Retype the lines beneath this one, from the first through the line containing "370, 0, 0, 0]". Pictures are left out.

*** PROVIDED DATA

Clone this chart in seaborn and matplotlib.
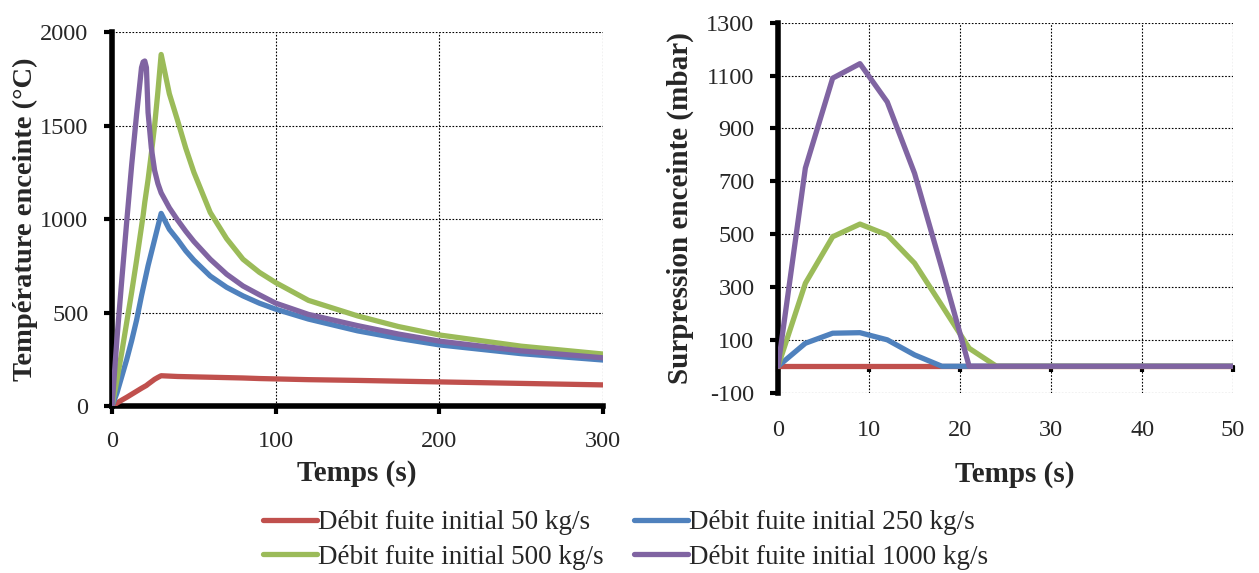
import pandas as pd
import matplotlib.pyplot as plt
import seaborn as sns

# series labels and colours
labels = ['Débit fuite initial 50 kg/s', 'Débit fuite initial 250 kg/s',
          'Débit fuite initial 500 kg/s', 'Débit fuite initial 1000 kg/s']
colors = ['#C0504D', '#4F81BD', '#9BBB59', '#8064A2']

# left chart: enclosure temperature (°C) vs time (s)
t_temp = [0, 3, 6, 9, 12, 15, 18, 19, 20, 21, 22, 24, 26, 28, 30, 35, 40, 45, 50,
          60, 70, 80, 90, 100, 120, 150, 175, 200, 250, 300]
temp_50 = [0, 16, 32, 47, 63, 79, 95, 100, 105, 110, 117, 130, 143, 153, 162, 160, 158,
           157, 156, 154, 152, 150, 147, 145, 141, 137, 133, 129, 121, 113]
temp_250 = [0, 70, 160, 250, 350, 460, 590, 630, 670, 710, 750, 820, 890, 960, 1030, 945,
            890, 830, 780, 695, 635, 589, 550, 518, 465, 402, 362, 327, 280, 246]
temp_500 = [0, 140, 290, 450, 610, 780, 960, 1020, 1090, 1150, 1210, 1350, 1500, 1680,
            1880, 1670, 1528, 1380, 1250, 1035, 895, 785, 715, 660, 565, 482, 425, 380,
            320, 278]
temp_1000 = [0, 360, 680, 990, 1290, 1560, 1810, 1840, 1845, 1810, 1570, 1380, 1260,
             1190, 1140, 1060, 995, 935, 880, 785, 705, 642, 595, 550, 490, 430, 385,
             347, 295, 258]

# right chart: enclosure overpressure (mbar) vs time (s)
t_pres = [0, 3, 6, 9, 12, 15, 18, 21, 24, 50]
pres_50 = [0, 0, 0, 0, 0, 0, 0, 0, 0, 0]
pres_250 = [0, 87, 125, 127, 100, 43, 0, 0, 0, 0]
pres_500 = [0, 314, 490, 538, 497, 390, 230, 68, 0, 0]
pres_1000 = [0, 750, 1090, 1145, 1000, 730, 370, 0, 0, 0]

temp_df = pd.DataFrame({'t': t_temp, labels[0]: temp_50, labels[1]: temp_250,
                        labels[2]: temp_500, labels[3]: temp_1000})
temp_long = temp_df.melt(id_vars='t', var_name='serie', value_name='v')
pres_df = pd.DataFrame({'t': t_pres, labels[0]: pres_50, labels[1]: pres_250,
                        labels[2]: pres_500, labels[3]: pres_1000})
pres_long = pres_df.melt(id_vars='t', var_name='serie', value_name='v')

sns.set_style('white')
plt.rcParams['font.family'] = ['Liberation Serif', 'DejaVu Serif']
plt.rcParams['axes.unicode_minus'] = False

fig = plt.figure(figsize=(12.59, 5.73), dpi=100)
ax1 = fig.add_axes([0.089, 0.2914, 0.390, 0.6527])
ax2 = fig.add_axes([0.618, 0.3147, 0.3614, 0.6457])

for ax, data in [(ax1, temp_long), (ax2, pres_long)]:
    sns.lineplot(data=data, x='t', y='v', hue='serie', hue_order=labels,
                 palette=colors, linewidth=3.8, sort=False, legend=False, ax=ax,
                 zorder=3)
    ax.grid(True, color='black', linestyle=(0, (1.5, 1.5)), linewidth=0.8)
    ax.set_axisbelow(True)
    for side in ['top', 'right']:
        ax.spines[side].set_visible(False)
    ax.spines['left'].set_linewidth(4)
    ax.spines['left'].set_color('black')
    ax.tick_params(axis='both', which='major', direction='out', length=6, width=3,
                   color='black', labelsize=17.5, left=True, bottom=True)
    ax.tick_params(axis='y', pad=11)

# left chart axes
ax1.set_xlim(0, 300)
ax1.set_ylim(0, 2000)
ax1.set_xticks([0, 100, 200, 300])
ax1.set_yticks([0, 500, 1000, 1500, 2000])
ax1.spines['bottom'].set_linewidth(4)
ax1.spines['bottom'].set_color('black')
ax1.tick_params(axis='x', pad=12)
ax1.set_xlabel('Temps (s)', fontsize=21, fontweight='bold')
ax1.xaxis.set_label_coords(0.499, -0.18)
ax1.xaxis.label.set_va('center')
ax1.set_ylabel('Température enceinte (°C)', fontsize=20.5, fontweight='bold')
ax1.yaxis.set_label_coords(-0.177, 0.5)
ax1.yaxis.label.set_va('center')

# right chart axes: x axis crosses at 0, labels stay below -100
ax2.set_xlim(0, 50)
ax2.set_ylim(-100, 1300)
ax2.set_xticks([0, 10, 20, 30, 40, 50])
ax2.set_yticks(list(range(-100, 1301, 200)))
ax2.spines['bottom'].set_position(('data', 0))
ax2.spines['bottom'].set_linewidth(2)
ax2.spines['bottom'].set_color('black')
ax2.tick_params(axis='x', pad=35, length=4, width=3)
ax2.set_xlabel('Temps (s)', fontsize=21, fontweight='bold')
ax2.xaxis.set_label_coords(0.52, -0.22)
ax2.xaxis.label.set_va('center')
ax2.set_ylabel('Surpression enceinte (mbar)', fontsize=21, fontweight='bold')
ax2.yaxis.set_label_coords(-0.215, 0.5)
ax2.yaxis.label.set_va('center')

# shared legend below, row-major order
lines = ax1.get_lines()[:4]
order = [0, 2, 1, 3]
fig.legend([lines[i] for i in order], [labels[i] for i in order], ncol=2,
           loc='center', bbox_to_anchor=(0.497, 0.0576), frameon=False,
           fontsize=19.5, handlelength=2.0, handletextpad=0.05, columnspacing=1.1,
           labelspacing=0.35, borderpad=0)

plt.savefig('out.png', dpi=100)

******

[OUTPUT BELOW]
Clone this chart in seaborn and matplotlib.
import pandas as pd
import matplotlib.pyplot as plt
import seaborn as sns

# series labels and colours
labels = ['Débit fuite initial 50 kg/s', 'Débit fuite initial 250 kg/s',
          'Débit fuite initial 500 kg/s', 'Débit fuite initial 1000 kg/s']
colors = ['#C0504D', '#4F81BD', '#9BBB59', '#8064A2']

# left chart: enclosure temperature (°C) vs time (s)
t_temp = [0, 3, 6, 9, 12, 15, 18, 19, 20, 21, 22, 24, 26, 28, 30, 35, 40, 45, 50,
          60, 70, 80, 90, 100, 120, 150, 175, 200, 250, 300]
temp_50 = [0, 16, 32, 47, 63, 79, 95, 100, 105, 110, 117, 130, 143, 153, 162, 160, 158,
           157, 156, 154, 152, 150, 147, 145, 141, 137, 133, 129, 121, 113]
temp_250 = [0, 70, 160, 250, 350, 460, 590, 630, 670, 710, 750, 820, 890, 960, 1030, 945,
            890, 830, 780, 695, 635, 589, 550, 518, 465, 402, 362, 327, 280, 246]
temp_500 = [0, 140, 290, 450, 610, 780, 960, 1020, 1090, 1150, 1210, 1350, 1500, 1680,
            1880, 1670, 1528, 1380, 1250, 1035, 895, 785, 715, 660, 565, 482, 425, 380,
            320, 278]
temp_1000 = [0, 360, 680, 990, 1290, 1560, 1810, 1840, 1845, 1810, 1570, 1380, 1260,
             1190, 1140, 1060, 995, 935, 880, 785, 705, 642, 595, 550, 490, 430, 385,
             347, 295, 258]

# right chart: enclosure overpressure (mbar) vs time (s)
t_pres = [0, 3, 6, 9, 12, 15, 18, 21, 24, 50]
pres_50 = [0, 0, 0, 0, 0, 0, 0, 0, 0, 0]
pres_250 = [0, 87, 125, 127, 100, 43, 0, 0, 0, 0]
pres_500 = [0, 314, 490, 538, 497, 390, 230, 68, 0, 0]
pres_1000 = [0, 750, 1090, 1145, 1000, 730, 370, 0, 0, 0]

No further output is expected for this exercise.